Obituary: Clarence Fountain (1929-2018)

Clarence Fountain
(1929-2018)

 

 

Clarence Fountain, the Grammy Lifetime Achievement Award winner who led the Blind Boys of Alabama for nearly 70 years, died June 3 in Baton Rouge. His death leaves Jimmy Carter as the gospel group’s sole original member.

Clarence Fountain. Photo by Adam McCullough

Photo by Adam McCullough

Fountain, 88, and his wife, Barbara, moved to Baton Rouge in 1999 from Detroit. Although diabetes forced him to stop touring in 2007, Fountain continued recording with the Blind Boys.

“My theory is to do something good in the end,” he said of the group’s 2017 album, Almost Home. “After that, you can go on home and sit down.”

Between 2002 and 2009, the Blind Boys of Alabama won five Grammy Awards. In 2009, the Recording Academy presented the group with a Grammy Lifetime Achievement Award.

“These men were raised as blind, African-American males in the Deep South during the Jim Crow years,” Blind Boys manager Charles Driebe said on the group’s website. “They were sent to a school where the expectation for them was to one day make brooms or mops for a living. They transcended all that.”

Fountain grew up in Selma. At 8, he enrolled at the Alabama Institute for the Negro Deaf and Blind. In 1939, Fountain and five other students formed the Happy Land Jubilee Singers. In 1944, the group left school to be a touring gospel group.

The Happy Land Jubilee Singers pioneered the stirring gospel sound that featured a shouting, preaching lead vocalist. “You have to feel the spirit deep in your gut, and you have to know how to make someone else feel it,” Fountain explained.

The Happy Land Jubilee Singers became the Blind Boys of Alabama following an appearance in Newark, New Jersey.

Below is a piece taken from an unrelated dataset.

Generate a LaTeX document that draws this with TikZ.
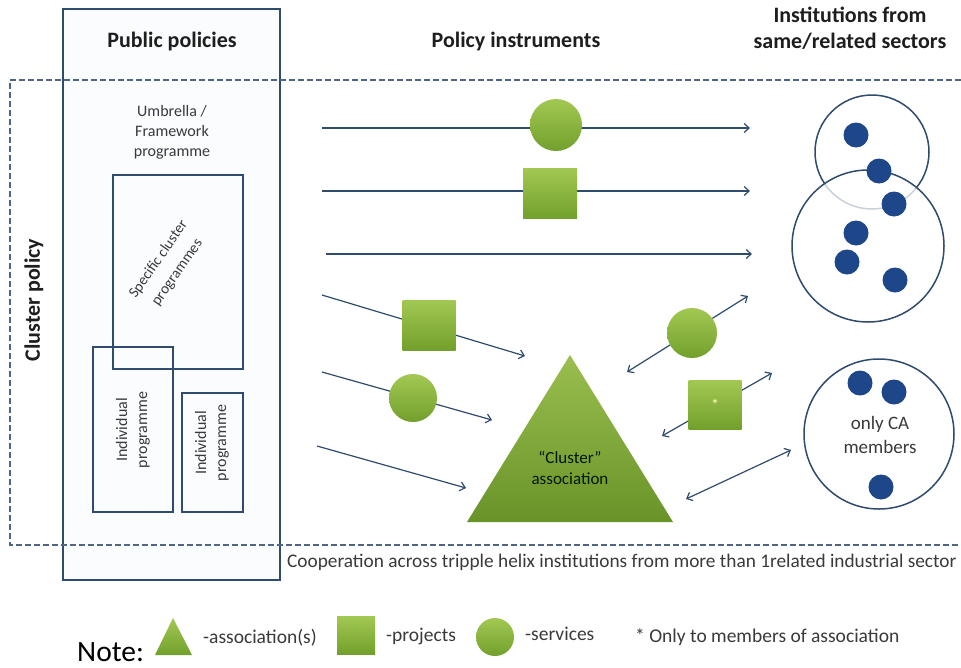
\documentclass[tikz,border=0pt]{standalone}
\usepackage{fontspec}
\setmainfont{Carlito}
\usetikzlibrary{arrows.meta,shapes.geometric,calc}
\definecolor{navy}{HTML}{2F4B6E}
\definecolor{dotblue}{HTML}{1D4788}
\definecolor{gtop}{HTML}{A2C853}
\definecolor{gbot}{HTML}{72A02C}
\definecolor{headtxt}{HTML}{1E1E1E}
\definecolor{bodytxt}{HTML}{3A3A3A}
\definecolor{paletint}{HTML}{FAFCFE}

\tikzset{
  tip/.tip={Straight Barb[length=5pt,width=9pt,line width=1.2pt]},
  flow/.style={draw=navy, line width=1.2pt, -tip},
  twoway/.style={draw=navy, line width=1.2pt, tip-tip},
  greenfill/.style={top color=gtop, bottom color=gbot, draw=none},
  svc/.style={circle, greenfill, minimum size=#1, inner sep=0pt},
  prj/.style={rectangle, greenfill, minimum width=54pt, minimum height=50pt, inner sep=0pt},
  progbox/.style={draw=navy, line width=1.3pt},
  group/.style={circle, draw=navy, line width=1.5pt, inner sep=0pt, minimum size=#1},
  member/.style={circle, fill=dotblue, minimum size=25pt, inner sep=0pt},
  head/.style={font=\fontsize{22}{26}\selectfont\bfseries, text=headtxt, align=center},
  small/.style={font=\fontsize{16}{20}\selectfont, text=bodytxt, align=center},
  legendtxt/.style={anchor=west, font=\fontsize{19.5}{22}\selectfont, text=bodytxt, inner sep=0pt},
}

\begin{document}
\begin{tikzpicture}[x=1pt,y=-1pt]
\useasboundingbox[fill=white] (0,0) rectangle (961,667);

% public policies column
\draw[progbox, fill=paletint] (63,9) rectangle (280,580);
\node[head] (pp) at (172,42) {Public policies};
\node[small] (umb) at (172,132) {Umbrella /\\Framework\\programme};

\draw[progbox] (113,175) rectangle (243,369);
\node[small, font=\fontsize{15}{23}\selectfont, rotate=55] (spec) at (168,266) {Specific cluster\\programmes};
\draw[progbox] (93,347) rectangle (173,512);
\node[small, rotate=90] (ind1) at (133,430) {Individual\\programme};
\draw[progbox] (182,393) rectangle (243,512);
\node[small, rotate=90] (ind2) at (212,443) {Individual\\programme};

% cluster policy frame
\draw[navy!85, line width=1.6pt, dash pattern=on 6pt off 3pt]
  (961,80) -- (10,80) -- (10,545) -- (961,545);
\node[head, rotate=90] (cp) at (34,300) {Cluster policy};

% column headings
\node[head] (pi) at (516,42) {Policy instruments};
\node[head] (inst) at (850,28) {Institutions from\\same/related sectors};

% direct instruments towards the institutions
\coordinate (r1s) at (322,128); \coordinate (r1e) at (750,128);
\coordinate (r2s) at (322,191); \coordinate (r2e) at (750,191);
\coordinate (r3s) at (326,254); \coordinate (r3e) at (752,254);
\draw[flow] (r1s) -- (r1e);
\draw[flow] (r2s) -- (r2e);
\draw[flow] (r3s) -- (r3e);
\node[svc=52pt] (s1) at (556,125) {};
\node[prj] (p1) at (550,193) {};

% the cluster association
\coordinate (ta) at (570,355);
\coordinate (tl) at (467,522);
\coordinate (tr) at (673,522);
\shade[top color=gtop!95!black, bottom color=gbot!92!black] (ta) -- (tr) -- (tl) -- cycle;
\node[font=\fontsize{17}{21}\selectfont, text=black!85!green!60!black, align=center] (ca) at (570,468) {“Cluster”\\association};

% instruments towards the association
\coordinate (r4s) at (322,295); \coordinate (r4e) at (525,356);
\coordinate (r5s) at (322,372); \coordinate (r5e) at (492,420);
\coordinate (r6s) at (317,446); \coordinate (r6e) at (466,488);
\draw[flow] (r4s) -- (r4e);
\draw[flow] (r5s) -- (r5e);
\draw[flow] (r6s) -- (r6e);
\node[prj, minimum width=53pt] (p2) at (429,325) {};
\node[svc=48pt] (s2) at (413,398) {};

% association and its members
\coordinate (a1s) at (627,372); \coordinate (a1e) at (748,296);
\coordinate (a2s) at (662,436); \coordinate (a2e) at (772,373);
\coordinate (a3s) at (686,499); \coordinate (a3e) at (791,450);
\draw[twoway] (a1s) -- (a1e);
\draw[twoway] (a2s) -- (a2e);
\draw[twoway] (a3s) -- (a3e);
\node[svc=50pt] (s3) at (692,333) {};
\node[prj, minimum width=53pt, minimum height=49pt] (p3) at (715,405) {};
\node[font=\fontsize{16}{16}\selectfont, text=white!80!yellow, inner sep=0pt] (star) at (715,405) {*};

% institutions of the sectors
\node[group=114pt, fill=white] (g1) at (872,152) {};
\node[group=152pt, fill=white, fill opacity=0.75] (g2) at (868,246) {};
\node[member] (m1) at (856,135) {};
\node[member] (m2) at (879,171) {};
\node[member] (m3) at (894,204) {};
\node[member] (m4) at (856,233) {};
\node[member] (m5) at (847,262) {};
\node[member] (m6) at (895,280) {};

\node[group=150pt, fill=white] (g3) at (879,434) {};
\node[member] (m7) at (860,383) {};
\node[member] (m8) at (894,392) {};
\node[member] (m9) at (881,487) {};
\node[font=\fontsize{19}{24}\selectfont, text=bodytxt, align=center] (onlyca) at (880,435) {only CA\\members};

% caption of the frame
\node[anchor=west, font=\fontsize{19.3}{22}\selectfont, text=bodytxt, inner sep=0pt] (coop) at (287,562)
  {Cooperation across tripple helix institutions from more than 1related industrial sector};

% legend
\node[anchor=west, font=\fontsize{29.5}{32}\selectfont, text=black, inner sep=0pt] (note) at (77,652) {Note:};
\coordinate (la) at (173,618); \coordinate (ll) at (155,655); \coordinate (lr) at (192,655);
\shade[top color=gtop, bottom color=gbot] (la) -- (lr) -- (ll) -- cycle;
\node[legendtxt] (lt1) at (203,638) {-association(s)};
\node[prj, minimum width=38pt, minimum height=38pt] (lsq) at (356,635) {};
\node[legendtxt] (lt2) at (386,636) {-projects};
\node[svc=38pt] (lci) at (495,637) {};
\node[legendtxt] (lt3) at (525,634) {-services};
\node[legendtxt] (lt4) at (635,637) {* Only to members of association};
\end{tikzpicture}
\end{document}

Promoters billed the concert as a battle between the Five Blind Boys of Alabama and the Five Blind Boys of Mississippi. “The name stuck and things took off for us,” Fountain said.

Fountain resisted offers to sing secular music. “I was happy singing real gospel,” he said.  In 1983, the group experienced a revival with its appearance in The Gospel at Colonus. A gospel musical adaptation of Sophocles’ Oedipus at Colonus, the production starred Fountain and Morgan Freeman. The Blind Boys later worked with Peter Gabriel, Aaron Neville, Mavis Staples, Dr. John, Tom Petty, Bonnie Raitt, Justin Vernon, Solomon Burke, Willie Nelson and many others.

“The majority of the time, when I was with the Blind Boys, everything you wanted, we had it,” Fountain said in 2017. “Only difference is, we was on the gospel side.”

Fountain is survived by his wife, Barbara. Family viewing is 2 p.m. to 4 p.m. June 11 at Promised Land Baptist Church, 7234 Plank Rd., Baton Rouge. A public service is scheduled for 11 a.m. Tuesday, June 12, at a larger church to be announced.